Got Water?

Posted by Erin V. Sotak, Aug 14, 2017 0 comments

This post is part of our Public Art Network 2017 Year in Review blog salon.

Got water? One out of nine people do not have access to clean safe water. If you are reading this statistic, it’s more likely than not that you are already experiencing a water-filled day—a showering, teeth brushing, toilet flushing, coffee drinking, bacon eating, almond snacking, plastic using, cotton wearing day. None of these activities are bad; it’s simply that the eight of us with clean water may not be aware of how water seeps in to every aspect of our lives, and that we have the power to enable policy changes that insure a future with clean safe water access for all.

“My Your Our Water” is a compass conversation. It is designed to initiate conversation, direct you to resources, and guide you to simple solutions no matter your location.

“My Your Our Water” (MYOW) evolved from a residency with Salt River Project (SRP) and Scottsdale Public Art that was primarily focused on the far-reaching functions of SRP and a seemingly invisible desert water delivery system, to a conversation about water issues on an individual, communal, and global spectrum. “My Your Our Water” is forever growing and shifting with each encounter. It shapes how I perceive water, how I perceive myself in relationship to water, and in turn, I like to believe it causes shifts in perception and action in those that engage with MYOW.

In 2016, “My Your Our Water” was commissioned for further development by Breckenridge Creative Arts as part of the ongoing conversation centered on Colorado water issues: drought, conservation, water rights, mining, and fracking, to name a few.

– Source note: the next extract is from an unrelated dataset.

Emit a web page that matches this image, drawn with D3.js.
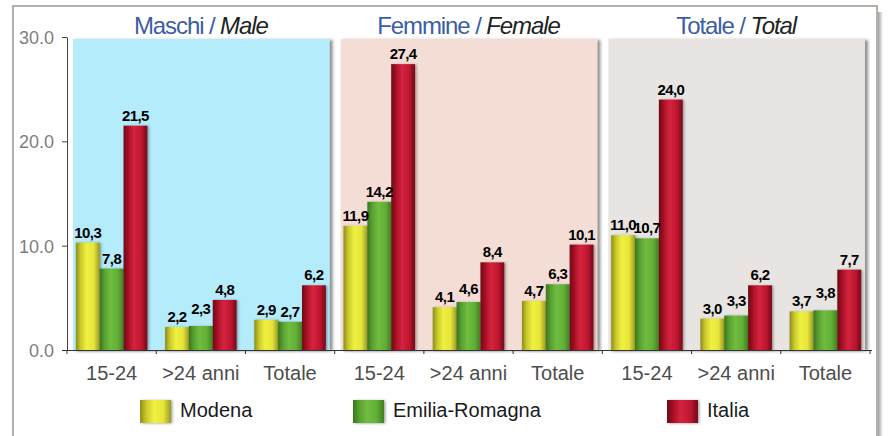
<!DOCTYPE html>
<html lang="it">
<head>
<meta charset="utf-8">
<title>Tasso di disoccupazione</title>
<script src="https://cdn.jsdelivr.net/npm/d3@7"></script>
<style>
  body { margin: 0; background: #fff; }
  svg { display: block; }
</style>
</head>
<body>
<script>
// data
const panels   = ["Maschi", "Femmine", "Totale"];
const panelsEn = ["Male", "Female", "Total"];
const ages     = ["15-24", ">24 anni", "Totale"];
const series   = ["Modena", "Emilia-Romagna", "Italia"];
const modena   = [10.3, 2.2, 2.9, 11.9, 4.1, 4.7, 11.0, 3.0, 3.7];
const emilia   = [7.8, 2.3, 2.7, 14.2, 4.6, 6.3, 10.7, 3.3, 3.8];
const italia   = [21.5, 4.8, 6.2, 27.4, 8.4, 10.1, 24.0, 6.2, 7.7];
const yTicks   = [0, 10, 20, 30];

const panelFill = ["#b4ecfc", "#f4ddd5", "#e8e4e1"];
const W = 888, H = 436;

var svg = d3.select("body").append("svg")
  .attr("width", W).attr("height", H);

var defs = svg.append("defs");

// cylinder-like gradients for the bars
var grads = [
  ["g-modena", ["#8c8c1c", "#c9c92c", "#f0f040", "#e6e63a", "#9a9a22"]],
  ["g-emilia", ["#3a751e", "#58a030", "#70bc40", "#62b036", "#427e22"]],
  ["g-italia", ["#6a0612", "#a81026", "#d4243e", "#c01630", "#74081a"]]
];
grads.forEach(function(g) {
  var lg = defs.append("linearGradient").attr("id", g[0])
    .attr("x1", "0%").attr("x2", "100%").attr("y1", "0%").attr("y2", "0%");
  var offs = [0, 0.2, 0.45, 0.75, 1];
  g[1].forEach(function(c, i) {
    lg.append("stop").attr("offset", offs[i]).attr("stop-color", c);
  });
});

var fShadow = defs.append("filter").attr("id", "barShadow")
  .attr("x", "-20%").attr("y", "-10%").attr("width", "150%").attr("height", "120%");
fShadow.append("feDropShadow").attr("dx", 1.5).attr("dy", 0.5)
  .attr("stdDeviation", 1).attr("flood-color", "#333").attr("flood-opacity", 0.45);

var pShadow = defs.append("filter").attr("id", "panelShadow")
  .attr("x", "-5%").attr("y", "-5%").attr("width", "115%").attr("height", "110%");
pShadow.append("feDropShadow").attr("dx", 3).attr("dy", 1)
  .attr("stdDeviation", 1.5).attr("flood-color", "#444").attr("flood-opacity", 0.6);

var frameShadow = defs.append("linearGradient").attr("id", "frameShadow")
  .attr("x1", "0%").attr("x2", "100%");
frameShadow.append("stop").attr("offset", 0).attr("stop-color", "#8a8a8a");
frameShadow.append("stop").attr("offset", 1).attr("stop-color", "#ffffff");

// outer frame
svg.append("rect").attr("x", 877).attr("y", 12).attr("width", 6).attr("height", H)
  .attr("fill", "url(#frameShadow)");
svg.append("rect").attr("x", 13).attr("y", 6).attr("width", 864).attr("height", H + 10)
  .attr("fill", "#fff").attr("stroke", "#b6aea8").attr("stroke-width", 2);

// scales
var keys = [];
panels.forEach(function(p) { ages.forEach(function(a) { keys.push(p + "|" + a); }); });

var x0 = d3.scaleBand().domain(keys).range([67, 870]);
var x1 = d3.scaleBand().domain(series).range([0, x0.bandwidth()]).paddingOuter(0.37);
var y = d3.scaleLinear().domain([0, 30]).range([350, 37]);
var color = d3.scaleOrdinal().domain(series).range(["url(#g-modena)", "url(#g-emilia)", "url(#g-italia)"]);

// panels
var pw = x0.step() * ages.length;
svg.selectAll("rect.panel").data(panels).enter().append("rect")
  .attr("class", "panel")
  .attr("x", (d, i) => x0(d + "|" + ages[0]) + 6)
  .attr("y", y(30) + 2)
  .attr("width", pw - 11)
  .attr("height", y(0) - y(30) - 2)
  .attr("fill", (d, i) => panelFill[i])
  .attr("filter", "url(#panelShadow)");

// panel titles
var titles = svg.selectAll("text.title").data(panels).enter().append("text")
  .attr("class", "title")
  .attr("x", (d, i) => x0(d + "|" + ages[0]) + pw / 2)
  .attr("y", 34)
  .attr("text-anchor", "middle")
  .style("font-family", "'Liberation Sans', Arial, sans-serif")
  .style("font-size", "24px")
  .style("letter-spacing", "-1.1px");
titles.append("tspan").attr("fill", "#3d5da6").text(d => d);
titles.append("tspan").attr("fill", "#3d5da6").text(" / ");
titles.append("tspan").attr("fill", "#222").style("font-style", "italic")
  .text((d, i) => panelsEn[i]);

// bars
var rows = keys.map(function(k, i) {
  return { key: k, vals: [modena[i], emilia[i], italia[i]] };
});

var groups = svg.selectAll("g.grp").data(rows).enter().append("g")
  .attr("class", "grp")
  .attr("transform", d => "translate(" + x0(d.key) + ",0)");

groups.selectAll("rect").data(d => d.vals.map((v, j) => ({ s: series[j], v: v })))
  .enter().append("rect")
  .attr("x", d => x1(d.s))
  .attr("y", d => y(d.v))
  .attr("width", x1.bandwidth())
  .attr("height", d => y(0) - y(d.v))
  .attr("fill", d => color(d.s))
  .attr("filter", "url(#barShadow)");

// value labels, nudged up when they would collide with the neighbour
var fmt = v => d3.format(".1f")(v).replace(".", ",");
groups.each(function(d) {
  var g = d3.select(this);
  var prevY = null, prevV = null;
  d.vals.forEach(function(v, j) {
    var ly = y(v) - 5;
    if (prevY !== null && v >= prevV && Math.abs(ly - prevY) < 11) ly = prevY - 8;
    g.append("text")
      .attr("x", x1(series[j]) + x1.bandwidth() / 2)
      .attr("y", ly)
      .attr("text-anchor", "middle")
      .style("font-family", "'Liberation Sans', Arial, sans-serif")
      .style("font-weight", "bold")
      .style("font-size", "15px")
      .style("letter-spacing", "-0.6px")
      .attr("fill", "#000")
      .text(fmt(v));
    prevY = ly; prevV = v;
  });
});

// y axis
var yAxis = svg.append("g").attr("transform", "translate(67,0)")
  .call(d3.axisLeft(y).tickValues(yTicks).tickFormat(d3.format(".1f")).tickSize(5).tickSizeOuter(0));
yAxis.select(".domain").attr("stroke", "#444");
yAxis.selectAll(".tick line").attr("stroke", "#444");
yAxis.selectAll(".tick text")
  .attr("x", -13).attr("dy", "0.36em")
  .attr("fill", "#7e7e7e")
  .style("font-family", "'Liberation Sans', Arial, sans-serif")
  .style("font-size", "18px");

// x axis
var xAxis = svg.append("g").attr("transform", "translate(0,350)")
  .call(d3.axisBottom(x0).tickSize(0).tickFormat(k => k.split("|")[1]));
xAxis.select(".domain").attr("stroke", "#333").attr("d", "M62,0.5H872");
xAxis.selectAll(".tick text")
  .attr("y", 30).attr("dy", 0)
  .attr("fill", "#4d4d4d")
  .style("font-family", "'Liberation Sans', Arial, sans-serif")
  .style("font-size", "20px");
xAxis.selectAll("line.sep").data(keys.concat(["end"])).enter().append("line")
  .attr("class", "sep")
  .attr("x1", (d, i) => i < keys.length ? x0(d) : x0.range()[1])
  .attr("x2", (d, i) => i < keys.length ? x0(d) : x0.range()[1])
  .attr("y1", 0).attr("y2", 4)
  .attr("stroke", "#333");

// legend
var legX = [140, 353, 667];
var leg = svg.selectAll("g.leg").data(series).enter().append("g")
  .attr("class", "leg")
  .attr("transform", (d, i) => "translate(" + legX[i] + ",400)");
leg.append("rect").attr("width", 31).attr("height", 23)
  .attr("fill", d => color(d)).attr("filter", "url(#barShadow)");
leg.append("text").attr("x", 40).attr("y", 17)
  .attr("fill", "#1a1a1a")
  .style("font-family", "'Liberation Sans', Arial, sans-serif")
  .style("font-size", "20px")
  .text(d => d);
</script>
</body>
</html>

Breckenridge is at the headwaters of the Colorado River, which provides water for over 36 million people in the western United States. The Blue River, a tributary of the Colorado that suffered the effects of decades of dredge mining, runs through the heart of Breckenridge and into the Dillon Reservoir which provides the city of Denver with over 40% of its water supply. Water in one region often belongs to someone else.

There are 5 main components of the MYOW project: tricked out tricycle, 45-foot illuminated floating sign, a participatory blog, project website, and a community Facebook page.

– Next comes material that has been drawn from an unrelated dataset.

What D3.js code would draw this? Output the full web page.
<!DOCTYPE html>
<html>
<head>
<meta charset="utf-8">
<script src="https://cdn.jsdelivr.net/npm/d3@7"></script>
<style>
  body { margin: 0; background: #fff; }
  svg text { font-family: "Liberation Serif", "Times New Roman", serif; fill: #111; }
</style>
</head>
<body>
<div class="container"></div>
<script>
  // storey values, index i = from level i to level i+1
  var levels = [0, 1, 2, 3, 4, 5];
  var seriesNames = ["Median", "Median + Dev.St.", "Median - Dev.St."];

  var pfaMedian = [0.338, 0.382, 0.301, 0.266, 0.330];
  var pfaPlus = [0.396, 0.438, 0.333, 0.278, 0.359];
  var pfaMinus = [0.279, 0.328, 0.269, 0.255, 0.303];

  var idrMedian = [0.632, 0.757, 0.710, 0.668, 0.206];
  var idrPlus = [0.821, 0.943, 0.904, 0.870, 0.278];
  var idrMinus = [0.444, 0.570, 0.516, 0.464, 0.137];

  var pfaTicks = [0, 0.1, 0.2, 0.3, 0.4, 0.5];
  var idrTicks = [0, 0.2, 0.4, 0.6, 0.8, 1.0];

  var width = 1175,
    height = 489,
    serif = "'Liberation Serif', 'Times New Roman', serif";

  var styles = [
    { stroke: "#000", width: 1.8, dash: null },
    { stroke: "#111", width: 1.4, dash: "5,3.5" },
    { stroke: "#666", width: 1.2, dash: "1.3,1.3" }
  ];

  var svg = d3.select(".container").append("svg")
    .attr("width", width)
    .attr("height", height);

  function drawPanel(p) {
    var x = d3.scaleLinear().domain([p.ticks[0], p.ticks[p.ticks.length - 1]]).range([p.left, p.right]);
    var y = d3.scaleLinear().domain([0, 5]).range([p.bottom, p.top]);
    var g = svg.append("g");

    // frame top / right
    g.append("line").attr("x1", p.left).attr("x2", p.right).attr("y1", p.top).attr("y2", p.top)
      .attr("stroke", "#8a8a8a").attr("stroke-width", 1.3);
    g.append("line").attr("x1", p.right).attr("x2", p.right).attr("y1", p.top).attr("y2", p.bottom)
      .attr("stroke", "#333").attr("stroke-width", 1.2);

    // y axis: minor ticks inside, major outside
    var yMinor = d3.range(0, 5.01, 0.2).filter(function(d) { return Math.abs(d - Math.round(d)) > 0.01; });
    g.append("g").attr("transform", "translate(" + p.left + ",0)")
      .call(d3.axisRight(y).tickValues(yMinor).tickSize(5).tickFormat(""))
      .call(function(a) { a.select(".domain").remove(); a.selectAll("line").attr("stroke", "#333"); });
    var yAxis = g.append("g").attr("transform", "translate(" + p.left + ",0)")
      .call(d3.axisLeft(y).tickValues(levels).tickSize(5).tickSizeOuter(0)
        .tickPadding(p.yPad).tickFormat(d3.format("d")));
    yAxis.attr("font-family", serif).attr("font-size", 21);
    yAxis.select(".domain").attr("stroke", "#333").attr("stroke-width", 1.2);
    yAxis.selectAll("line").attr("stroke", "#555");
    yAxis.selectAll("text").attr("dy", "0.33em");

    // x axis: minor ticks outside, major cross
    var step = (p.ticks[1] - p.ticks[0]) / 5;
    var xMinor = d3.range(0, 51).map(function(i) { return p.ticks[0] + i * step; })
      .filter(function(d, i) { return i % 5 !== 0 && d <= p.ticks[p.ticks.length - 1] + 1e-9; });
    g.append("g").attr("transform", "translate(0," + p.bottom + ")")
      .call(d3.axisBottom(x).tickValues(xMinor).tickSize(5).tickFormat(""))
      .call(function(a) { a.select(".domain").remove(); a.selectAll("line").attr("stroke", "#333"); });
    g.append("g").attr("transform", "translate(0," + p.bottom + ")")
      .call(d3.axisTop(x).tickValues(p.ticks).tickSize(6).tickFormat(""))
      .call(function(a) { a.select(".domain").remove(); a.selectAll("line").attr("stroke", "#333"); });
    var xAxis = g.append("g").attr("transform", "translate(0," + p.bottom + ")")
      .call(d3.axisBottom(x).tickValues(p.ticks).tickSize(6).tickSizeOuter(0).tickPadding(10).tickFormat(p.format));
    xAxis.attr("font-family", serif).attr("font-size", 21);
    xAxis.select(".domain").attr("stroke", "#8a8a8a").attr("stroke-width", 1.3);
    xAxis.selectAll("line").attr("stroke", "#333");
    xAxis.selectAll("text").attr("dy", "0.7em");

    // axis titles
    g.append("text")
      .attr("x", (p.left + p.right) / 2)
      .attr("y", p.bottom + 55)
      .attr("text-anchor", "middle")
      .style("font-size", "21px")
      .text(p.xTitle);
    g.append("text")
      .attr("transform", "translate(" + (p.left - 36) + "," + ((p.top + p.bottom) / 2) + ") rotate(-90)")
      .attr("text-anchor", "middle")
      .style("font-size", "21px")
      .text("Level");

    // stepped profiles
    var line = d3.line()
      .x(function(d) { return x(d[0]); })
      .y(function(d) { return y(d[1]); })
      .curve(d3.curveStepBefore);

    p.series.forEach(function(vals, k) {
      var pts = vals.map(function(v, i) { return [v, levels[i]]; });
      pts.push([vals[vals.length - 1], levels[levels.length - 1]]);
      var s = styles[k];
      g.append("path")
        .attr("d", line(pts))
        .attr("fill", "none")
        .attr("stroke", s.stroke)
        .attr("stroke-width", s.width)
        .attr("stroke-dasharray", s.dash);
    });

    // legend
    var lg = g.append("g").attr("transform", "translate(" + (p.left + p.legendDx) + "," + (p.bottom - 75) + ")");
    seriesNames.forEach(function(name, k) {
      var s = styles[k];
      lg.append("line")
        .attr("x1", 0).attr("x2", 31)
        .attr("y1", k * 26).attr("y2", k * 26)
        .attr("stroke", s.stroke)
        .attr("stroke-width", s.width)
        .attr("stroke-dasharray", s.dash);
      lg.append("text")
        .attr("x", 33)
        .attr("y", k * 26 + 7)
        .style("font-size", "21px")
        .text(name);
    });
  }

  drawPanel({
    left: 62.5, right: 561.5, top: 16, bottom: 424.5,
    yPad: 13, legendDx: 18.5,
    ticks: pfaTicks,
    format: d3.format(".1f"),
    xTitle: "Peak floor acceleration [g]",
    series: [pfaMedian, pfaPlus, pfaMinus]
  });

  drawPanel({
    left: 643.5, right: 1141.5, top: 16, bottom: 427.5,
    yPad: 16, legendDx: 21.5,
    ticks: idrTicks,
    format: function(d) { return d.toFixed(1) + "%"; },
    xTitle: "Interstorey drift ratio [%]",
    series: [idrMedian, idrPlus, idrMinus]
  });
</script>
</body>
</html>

The spectacle of MYOW is the tricked out trike, which was designed to be ridden along the 131 miles of canal paths in the greater Phoenix area and adapted to the multiuse trails along the Blue River in Breckenridge. During these rides, I engage other trail users in conversation about water: waterways, watersheds, water delivery systems, water conservation, global water issues, and national water issues. Individuals are invited to participate in the project by submitting imagery of water in their lives.


“My Your Our Water” is a compass conversation. It is designed to initiate conversation, direct you to resources, and guide you to simple solutions no matter your location.


“My Your Our Water” has an active blog that began in conjunction with the tricycle rides in 2014. The blog is a combination of water facts, documentation of canal rides, interactions, and imagery submitted by participants. Images and stories about water have been submitted to the blog from all across the United States and as far away as Singapore.

The third, and most visually impactful element of MYOW, is the floating 45-foot illuminated aluminum sign that reads “My Your Our.” This sign has been launched into the Arizona Canal, the Grand River, and the Blue River.

Lastly, MYOW has both a project website and community Facebook page that direct individuals to additional water information resources and provides access to current water news.

The engagement in “My Your Our Water” occurs through interaction, intervention, and shared experience. The goal has been to create subtle personal reflection, shared conversation, intersection of stories, and interruption of the daily. The practice has been to induce small shifts that, once experienced, could be carried forward into personal life practices. The hope is that the accumulation of small shifts will eventually result in a larger social shift.